Thinking imperfection

What does it mean to be human? Dumb question, huh? Maybe not. I mean here I am an alcoholic and subject to all the faults and failings of someone like me. On the other hand there is the subject of living a spiritual life. Spiritual and human. Seems like a conflict, if ever I saw one.

It came to mind today, as I sat here thinking. Speaking about conflicts, I guess this came up because I have a couple of conflicts in my mind. Hardly spiritual. Most human. There is so much of this stuff in my mind and heart that it is sometimes difficult to sort it out.

I guess that’s where I’m supposed to bring in the spiritual aspect of living a sober life. And that is the thing that amazes me about this program. Here I am, not living in a monastery, and yet having something of the practice of being able live on something of a spiritual level, while still being human, with all that goes with that. Living in a world of human actions, being a part of that, but not being a part of it at the same time. Quite a trick.

When I first saw the 12 Steps of AA, it kind of took me back. I had seen and experienced this before, when I was younger. Yet, because of the life I had led in my drinking it sure didn’t look easy. In a sense it wasn’t. Not easy trying to give up all those things I was living out there in an alcoholic world. Cleaning up ones act is never an easy venture. Yet, as I applied these Steps to my life, I began to experience a change within myself. I started to shed a lot of that old life. Plus I began to add those things, which had been missing, which were essential to living a sober life.

It was the effect of the 12 Steps, which makes it possible for me to being human and spiritual at the same time. I first witnessed this in the old timers I met, when I had been here a while. Especially my sponsor. A regular guy. Yet a man of some quality, which was hard to define, without knowing who and what he was. An alcoholic like myself. Sober and an example of what it meant to be sober to everyone, who met him. Fully human, down to earth, plain spoken, and plain acting. Yet, he exemplified a faith in action. He never talked about spiritual things. He talked about practical every day things, which would help me to stay sober. And he talked about things common to us all. He had all his faults, but he was humble in spite of them. He was probably one of the most spiritual men I ever knew.

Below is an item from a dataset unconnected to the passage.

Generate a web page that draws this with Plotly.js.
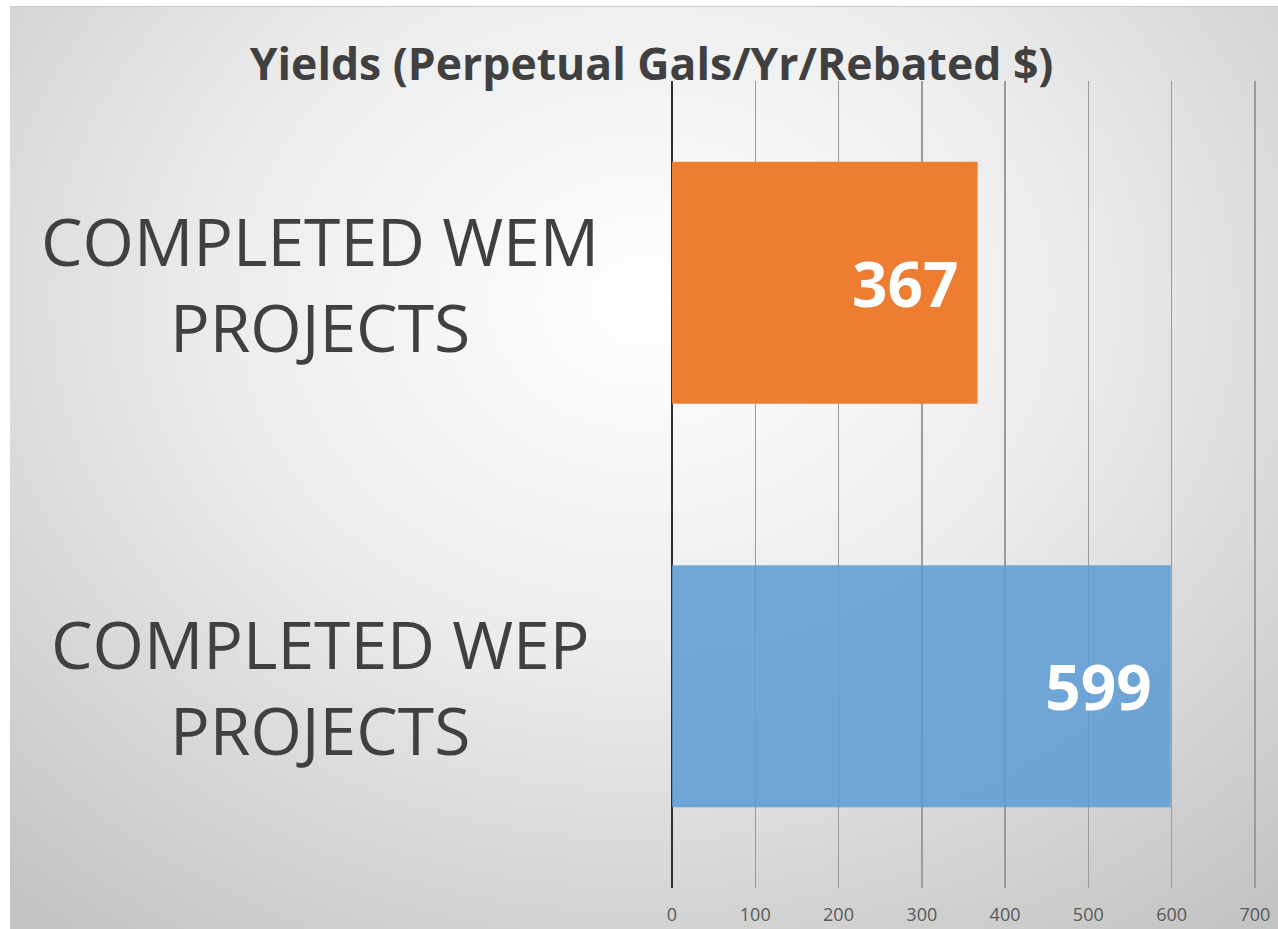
<!DOCTYPE html>
<html>
<head>
<meta charset="utf-8">
<script src="https://cdn.plot.ly/plotly-3.0.1.min.js"></script>
<style>
  html, body { margin: 0; padding: 0; background: #ffffff; }
  #chart {
    position: absolute; left: 10px; top: 6px;
    width: 1268px; height: 923px;
    border-top: 1px solid #c8c8c8;
    background: radial-gradient(ellipse 75% 85% at 50% 32%, #ffffff 0%, #ececec 45%, #c4c4c4 100%);
  }
</style>
</head>
<body>
<div id="chart"></div>
<script>
// Data
const categories = ['COMPLETED WEM PROJECTS', 'COMPLETED WEP PROJECTS'];
const labelLines = ['COMPLETED WEM<br>PROJECTS', 'COMPLETED WEP<br>PROJECTS'];
const yields = [367, 599];
const xTicks = [0, 100, 200, 300, 400, 500, 600, 700];
const barColors = ['#ED7D31', '#5B9BD5'];
const barOpacity = [1, 0.85];

const trace = {
    type: 'bar',
    orientation: 'h',
    y: categories,
    x: yields,
    marker: { color: barColors, opacity: barOpacity },
    text: yields.map(v => v + '\u00a0'),
    textposition: 'inside',
    insidetextanchor: 'end',
    textfont: { family: 'Open Sans', size: 62, color: '#ffffff', weight: 'bold' },
    hoverinfo: 'x+y'
};

// category labels, centred under each other like the original
const catLabels = categories.map((c, i) => ({
    xref: 'paper', yref: 'y',
    x: -0.6, y: c,
    xanchor: 'center', yanchor: 'middle',
    text: labelLines[i],
    showarrow: false,
    align: 'center',
    font: { family: 'Open Sans', size: 66, color: '#404040' }
}));

const layout = {
    width: 1268,
    height: 923,
    paper_bgcolor: 'rgba(0,0,0,0)',
    plot_bgcolor: 'rgba(0,0,0,0)',
    margin: { l: 662, r: 19, t: 74, b: 42 },
    title: {
        text: '<b>Yields (Perpetual Gals/Yr/Rebated $)</b>',
        font: { family: 'Open Sans', size: 44.5, color: '#404040' },
        xref: 'container', x: 0.506, xanchor: 'center',
        yref: 'container', y: 0.938, yanchor: 'middle'
    },
    xaxis: {
        range: [0, 705],
        tickvals: xTicks,
        showgrid: true,
        gridcolor: '#9a9a9a',
        gridwidth: 1.5,
        zeroline: true,
        zerolinecolor: '#2e2e2e',
        zerolinewidth: 2.5,
        showline: false,
        ticks: '',
        ticklabelstandoff: 14,
        tickfont: { family: 'Open Sans', size: 18, color: '#595959' },
        fixedrange: true
    },
    yaxis: {
        autorange: 'reversed',
        showticklabels: false,
        showgrid: false,
        zeroline: false,
        showline: false,
        fixedrange: true
    },
    bargap: 0.4,
    showlegend: false,
    annotations: catLabels
};

Plotly.newPlot('chart', [trace], layout, { displayModeBar: false, staticPlot: true });
</script>
</body>
</html>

What this brings my thoughts to is this: The spiritual life, as I know it, is one of imperfection. That’s not just my own thought. It’s one which some spiritual writers speak about. It means to me that, though I stumble and bumble through life, the very fact of my being sober is the evidence of spirituality, as it was in my sponsor and so many I meet every day in this program. And is mine ever imperfect, spiritual or otherwise.

In the end what’s important is that I am sober. From that I can, with the help of my higher power, strive for a better life. Without sobriety there is nothing.